[The request]: Collect all lines from the records below that include the word "this".

==========

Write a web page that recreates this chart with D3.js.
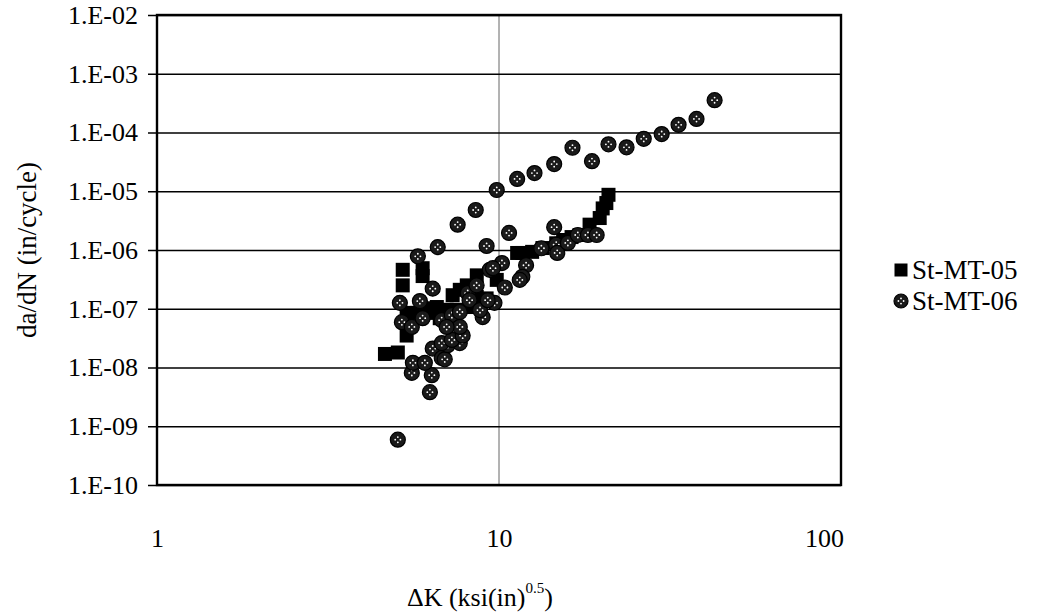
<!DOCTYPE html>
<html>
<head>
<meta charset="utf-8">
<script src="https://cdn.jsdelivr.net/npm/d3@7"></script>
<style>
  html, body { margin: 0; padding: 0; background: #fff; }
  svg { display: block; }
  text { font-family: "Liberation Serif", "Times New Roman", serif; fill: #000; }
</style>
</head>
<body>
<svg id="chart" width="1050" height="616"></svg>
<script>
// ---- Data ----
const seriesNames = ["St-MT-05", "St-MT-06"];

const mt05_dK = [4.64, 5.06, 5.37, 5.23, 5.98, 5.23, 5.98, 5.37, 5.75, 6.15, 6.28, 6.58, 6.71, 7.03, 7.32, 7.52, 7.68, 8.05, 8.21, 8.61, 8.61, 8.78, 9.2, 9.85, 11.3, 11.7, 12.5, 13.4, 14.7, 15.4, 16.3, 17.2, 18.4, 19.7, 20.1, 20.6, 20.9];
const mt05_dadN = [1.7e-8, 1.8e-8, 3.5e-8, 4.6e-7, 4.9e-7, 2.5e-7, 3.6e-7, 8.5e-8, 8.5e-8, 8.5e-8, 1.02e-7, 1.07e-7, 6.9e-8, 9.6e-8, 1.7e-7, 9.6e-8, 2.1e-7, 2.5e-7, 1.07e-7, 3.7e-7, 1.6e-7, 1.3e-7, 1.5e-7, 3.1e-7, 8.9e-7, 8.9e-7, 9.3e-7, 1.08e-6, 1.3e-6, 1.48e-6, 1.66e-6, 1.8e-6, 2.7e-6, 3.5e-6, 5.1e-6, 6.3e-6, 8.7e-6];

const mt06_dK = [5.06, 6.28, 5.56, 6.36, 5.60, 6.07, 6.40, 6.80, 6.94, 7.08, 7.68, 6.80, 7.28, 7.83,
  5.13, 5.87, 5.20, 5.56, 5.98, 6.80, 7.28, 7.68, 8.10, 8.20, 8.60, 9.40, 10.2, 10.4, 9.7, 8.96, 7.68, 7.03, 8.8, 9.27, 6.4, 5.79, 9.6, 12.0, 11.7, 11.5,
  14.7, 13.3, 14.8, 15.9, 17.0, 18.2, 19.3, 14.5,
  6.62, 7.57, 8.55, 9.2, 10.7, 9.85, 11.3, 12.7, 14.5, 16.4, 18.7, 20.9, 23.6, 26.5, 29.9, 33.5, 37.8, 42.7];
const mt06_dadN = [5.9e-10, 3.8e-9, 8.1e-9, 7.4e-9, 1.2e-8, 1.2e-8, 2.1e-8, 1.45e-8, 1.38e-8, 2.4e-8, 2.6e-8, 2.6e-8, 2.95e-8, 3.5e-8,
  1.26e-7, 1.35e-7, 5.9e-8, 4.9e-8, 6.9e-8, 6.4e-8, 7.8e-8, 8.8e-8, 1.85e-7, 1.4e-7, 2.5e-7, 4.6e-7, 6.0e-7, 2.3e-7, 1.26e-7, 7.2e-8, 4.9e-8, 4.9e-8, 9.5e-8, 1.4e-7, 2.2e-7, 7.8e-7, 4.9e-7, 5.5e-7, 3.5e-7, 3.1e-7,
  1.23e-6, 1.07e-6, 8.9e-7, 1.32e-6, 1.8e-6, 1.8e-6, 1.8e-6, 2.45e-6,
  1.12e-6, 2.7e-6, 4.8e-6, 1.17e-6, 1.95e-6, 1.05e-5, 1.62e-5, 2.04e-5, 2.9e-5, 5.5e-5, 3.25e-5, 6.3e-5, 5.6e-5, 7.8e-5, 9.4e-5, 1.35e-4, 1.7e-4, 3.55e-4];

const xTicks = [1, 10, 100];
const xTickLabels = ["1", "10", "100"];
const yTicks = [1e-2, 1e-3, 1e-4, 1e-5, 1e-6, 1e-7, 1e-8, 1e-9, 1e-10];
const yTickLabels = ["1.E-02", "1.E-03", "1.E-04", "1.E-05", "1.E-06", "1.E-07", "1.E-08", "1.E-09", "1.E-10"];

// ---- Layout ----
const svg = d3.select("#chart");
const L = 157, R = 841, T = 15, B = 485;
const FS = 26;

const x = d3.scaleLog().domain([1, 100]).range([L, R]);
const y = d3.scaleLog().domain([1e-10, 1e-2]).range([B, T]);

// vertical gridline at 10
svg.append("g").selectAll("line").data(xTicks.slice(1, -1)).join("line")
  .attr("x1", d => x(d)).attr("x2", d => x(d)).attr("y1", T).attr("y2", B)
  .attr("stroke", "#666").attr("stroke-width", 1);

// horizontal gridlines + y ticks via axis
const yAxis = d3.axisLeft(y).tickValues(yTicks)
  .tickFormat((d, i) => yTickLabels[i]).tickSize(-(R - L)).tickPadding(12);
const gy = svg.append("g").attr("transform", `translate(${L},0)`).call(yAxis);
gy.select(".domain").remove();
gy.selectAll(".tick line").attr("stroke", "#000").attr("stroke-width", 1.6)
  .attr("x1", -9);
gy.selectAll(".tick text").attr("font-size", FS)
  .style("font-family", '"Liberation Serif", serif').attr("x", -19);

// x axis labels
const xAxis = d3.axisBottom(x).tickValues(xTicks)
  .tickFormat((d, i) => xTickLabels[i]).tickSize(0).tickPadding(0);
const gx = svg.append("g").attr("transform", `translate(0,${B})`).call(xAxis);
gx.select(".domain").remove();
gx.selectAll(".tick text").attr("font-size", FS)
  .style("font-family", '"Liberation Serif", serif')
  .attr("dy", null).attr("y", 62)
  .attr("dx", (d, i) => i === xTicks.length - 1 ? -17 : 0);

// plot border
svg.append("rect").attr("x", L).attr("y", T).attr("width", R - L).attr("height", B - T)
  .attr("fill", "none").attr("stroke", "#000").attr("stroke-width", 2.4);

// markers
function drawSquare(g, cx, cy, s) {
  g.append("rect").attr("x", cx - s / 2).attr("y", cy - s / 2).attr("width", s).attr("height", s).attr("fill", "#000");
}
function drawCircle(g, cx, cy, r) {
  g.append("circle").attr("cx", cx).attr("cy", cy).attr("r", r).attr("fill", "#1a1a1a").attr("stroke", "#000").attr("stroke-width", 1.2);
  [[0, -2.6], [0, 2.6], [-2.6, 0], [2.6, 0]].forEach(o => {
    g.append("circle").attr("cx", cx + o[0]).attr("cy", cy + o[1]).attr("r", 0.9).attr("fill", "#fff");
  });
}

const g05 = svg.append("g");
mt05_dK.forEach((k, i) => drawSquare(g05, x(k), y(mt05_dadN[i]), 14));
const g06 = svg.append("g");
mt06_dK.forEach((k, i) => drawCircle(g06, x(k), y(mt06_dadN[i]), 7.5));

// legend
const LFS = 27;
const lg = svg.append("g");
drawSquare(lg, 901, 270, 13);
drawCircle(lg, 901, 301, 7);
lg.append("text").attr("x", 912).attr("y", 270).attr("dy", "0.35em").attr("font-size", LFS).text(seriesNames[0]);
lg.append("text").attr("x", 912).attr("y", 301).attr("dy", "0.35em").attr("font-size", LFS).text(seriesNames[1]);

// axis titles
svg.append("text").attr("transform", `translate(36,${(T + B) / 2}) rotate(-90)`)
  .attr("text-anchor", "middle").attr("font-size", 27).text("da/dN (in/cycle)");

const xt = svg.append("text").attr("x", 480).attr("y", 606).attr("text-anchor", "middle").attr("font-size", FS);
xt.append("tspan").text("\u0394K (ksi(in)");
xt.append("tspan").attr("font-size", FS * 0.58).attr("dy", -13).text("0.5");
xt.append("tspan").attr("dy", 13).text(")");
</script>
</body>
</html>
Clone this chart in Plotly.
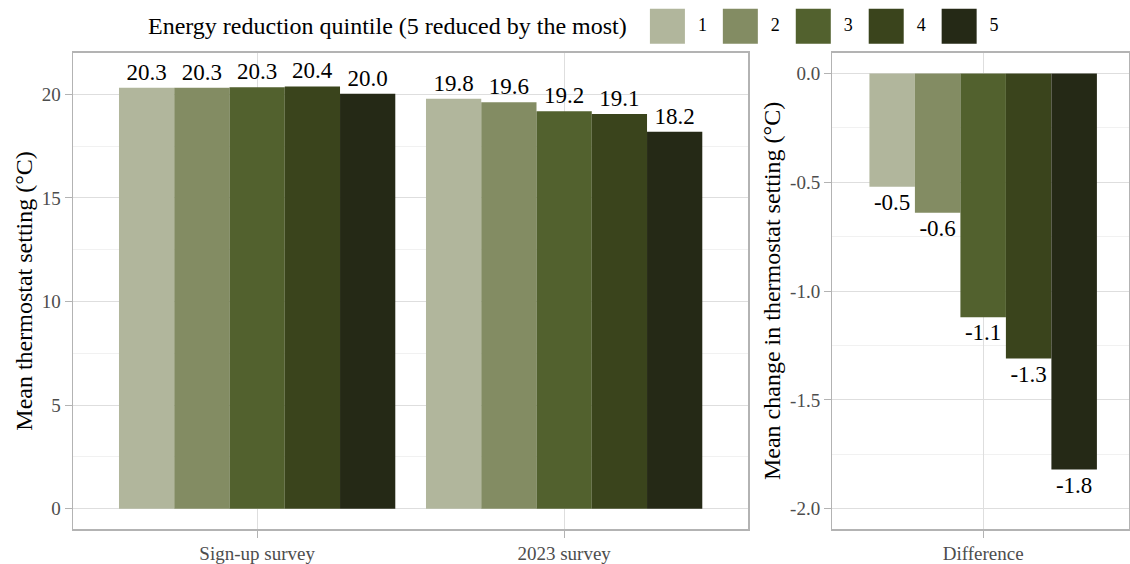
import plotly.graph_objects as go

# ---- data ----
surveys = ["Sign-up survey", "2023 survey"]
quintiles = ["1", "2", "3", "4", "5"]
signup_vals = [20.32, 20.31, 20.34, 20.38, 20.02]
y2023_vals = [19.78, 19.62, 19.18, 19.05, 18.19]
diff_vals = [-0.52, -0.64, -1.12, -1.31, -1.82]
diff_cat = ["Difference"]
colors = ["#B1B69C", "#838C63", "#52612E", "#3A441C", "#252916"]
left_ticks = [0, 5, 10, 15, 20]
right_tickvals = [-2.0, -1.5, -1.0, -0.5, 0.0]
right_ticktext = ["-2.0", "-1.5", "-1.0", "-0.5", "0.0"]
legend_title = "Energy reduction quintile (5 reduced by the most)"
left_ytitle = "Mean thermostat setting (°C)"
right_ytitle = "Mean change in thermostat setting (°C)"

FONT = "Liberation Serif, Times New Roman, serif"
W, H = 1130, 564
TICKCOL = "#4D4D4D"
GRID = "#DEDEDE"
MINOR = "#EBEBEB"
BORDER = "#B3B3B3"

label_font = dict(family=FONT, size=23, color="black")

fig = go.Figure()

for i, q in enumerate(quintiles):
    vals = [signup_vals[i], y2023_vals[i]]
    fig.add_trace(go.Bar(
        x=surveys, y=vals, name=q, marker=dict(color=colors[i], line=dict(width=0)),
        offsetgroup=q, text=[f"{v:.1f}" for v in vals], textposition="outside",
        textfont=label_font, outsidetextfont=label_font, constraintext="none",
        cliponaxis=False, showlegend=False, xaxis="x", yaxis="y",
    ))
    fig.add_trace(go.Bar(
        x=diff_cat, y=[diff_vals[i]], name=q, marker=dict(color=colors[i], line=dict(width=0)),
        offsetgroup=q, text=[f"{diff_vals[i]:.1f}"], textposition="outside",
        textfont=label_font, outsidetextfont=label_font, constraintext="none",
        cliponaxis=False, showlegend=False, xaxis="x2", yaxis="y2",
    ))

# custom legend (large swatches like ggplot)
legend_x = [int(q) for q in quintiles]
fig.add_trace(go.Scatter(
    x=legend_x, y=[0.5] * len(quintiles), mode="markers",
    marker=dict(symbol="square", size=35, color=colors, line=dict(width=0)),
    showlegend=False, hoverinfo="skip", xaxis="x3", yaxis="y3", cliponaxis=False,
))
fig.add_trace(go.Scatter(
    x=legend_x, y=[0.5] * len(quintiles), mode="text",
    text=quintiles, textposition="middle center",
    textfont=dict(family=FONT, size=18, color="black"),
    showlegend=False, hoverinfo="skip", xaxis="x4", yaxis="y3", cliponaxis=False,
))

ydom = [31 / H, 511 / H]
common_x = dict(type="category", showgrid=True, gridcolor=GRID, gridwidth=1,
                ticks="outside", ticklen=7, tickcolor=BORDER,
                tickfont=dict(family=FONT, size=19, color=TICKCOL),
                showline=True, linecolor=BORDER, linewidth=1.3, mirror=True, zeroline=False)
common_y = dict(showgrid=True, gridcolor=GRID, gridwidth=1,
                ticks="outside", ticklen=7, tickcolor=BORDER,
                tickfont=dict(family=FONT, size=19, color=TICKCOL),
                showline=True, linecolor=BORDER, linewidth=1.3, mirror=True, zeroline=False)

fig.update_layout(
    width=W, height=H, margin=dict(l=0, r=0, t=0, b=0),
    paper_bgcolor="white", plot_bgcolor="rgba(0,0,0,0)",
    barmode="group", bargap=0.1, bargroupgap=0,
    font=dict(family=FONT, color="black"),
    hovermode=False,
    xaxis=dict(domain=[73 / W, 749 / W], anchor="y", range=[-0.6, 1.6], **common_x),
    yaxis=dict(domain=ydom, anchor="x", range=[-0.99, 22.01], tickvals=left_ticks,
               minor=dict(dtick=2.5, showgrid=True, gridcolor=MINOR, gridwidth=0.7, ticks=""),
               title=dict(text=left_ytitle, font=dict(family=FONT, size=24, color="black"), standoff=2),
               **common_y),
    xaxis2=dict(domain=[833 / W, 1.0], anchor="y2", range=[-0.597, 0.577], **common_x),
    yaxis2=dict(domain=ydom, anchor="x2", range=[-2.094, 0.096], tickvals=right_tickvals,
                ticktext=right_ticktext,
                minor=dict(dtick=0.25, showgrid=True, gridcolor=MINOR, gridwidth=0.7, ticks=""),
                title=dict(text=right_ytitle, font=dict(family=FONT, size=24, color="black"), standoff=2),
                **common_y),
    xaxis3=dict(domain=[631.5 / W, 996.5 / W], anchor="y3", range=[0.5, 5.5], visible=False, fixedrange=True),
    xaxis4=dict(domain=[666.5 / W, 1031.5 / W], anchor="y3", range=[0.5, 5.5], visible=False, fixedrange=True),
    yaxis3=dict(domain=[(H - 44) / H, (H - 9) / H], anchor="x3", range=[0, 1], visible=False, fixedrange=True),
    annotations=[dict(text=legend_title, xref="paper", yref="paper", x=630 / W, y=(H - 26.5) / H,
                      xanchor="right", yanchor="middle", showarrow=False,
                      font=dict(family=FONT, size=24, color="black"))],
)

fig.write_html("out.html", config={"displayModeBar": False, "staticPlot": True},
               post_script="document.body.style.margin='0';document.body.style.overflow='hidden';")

==========

[Full answer]:
Write a web page that recreates this chart with D3.js.
Clone this chart in Plotly.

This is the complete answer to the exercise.